Think if we get this equity pullback, bonds will get a risk averse bid anyways.


I'm not too sure about this, its been said there is still plenty of money sitting on the sidelines in treasuries (just look at where they are now compared to before the crisis) and on any pull back all these funds will begin selling their treasury's and start buying into equities. This, imo, is a divergence that should be watched for.
 
US 10-yr bond yields are back below 2.5%, nearing the record lows of the GFC.

So what do we think - are bonds are in bubble territory given the state of the US balance sheet or not?

Bubble or not, it as an almighty flight to a safe haven as investors fret about government debt default and the 'double dip' implications of this (see the Ireland downgrade over night).

For me, I am tipping upwards pressure to be placed on yields in 2011-2012 as the US government has another crack at reflating the US economy via quantative easing.

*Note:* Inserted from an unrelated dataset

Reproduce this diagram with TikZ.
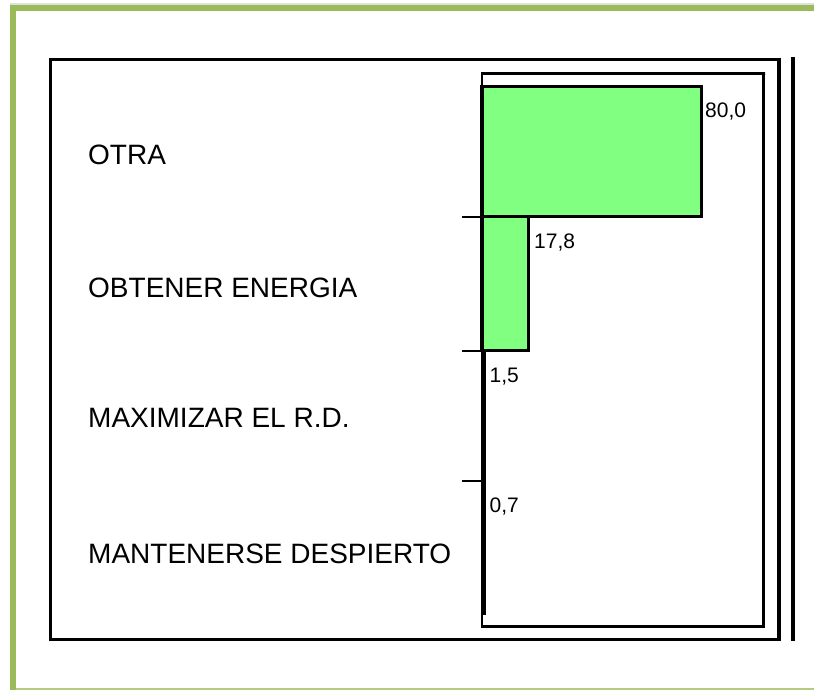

Market Snapshot (from Morgan Stanley Smith Barney):

• S&P500 down 1.5% to 1052
• Oil down 2.1% to $71.20/bbl
• Gold up 0.3% to $1230/oz
• US 10yr bond yield down 11bp to 2.49%• AUD/USD at 88.2c
 
All aboard.

About 1000 other reasons to be short USTs right now along with other crosses to trade on fallout implications.........! :D

Unless the words, "we are going into QE2" come out of Bernankes mouth at Jackson hole, a lot of sneaky punters are looking for some UST shakeout! Just look at other long positioning IMM data, safe haven flows and yield differential sensitive crosses to figure out the rest!

If you don't understand the above, you shouldn't be trading this!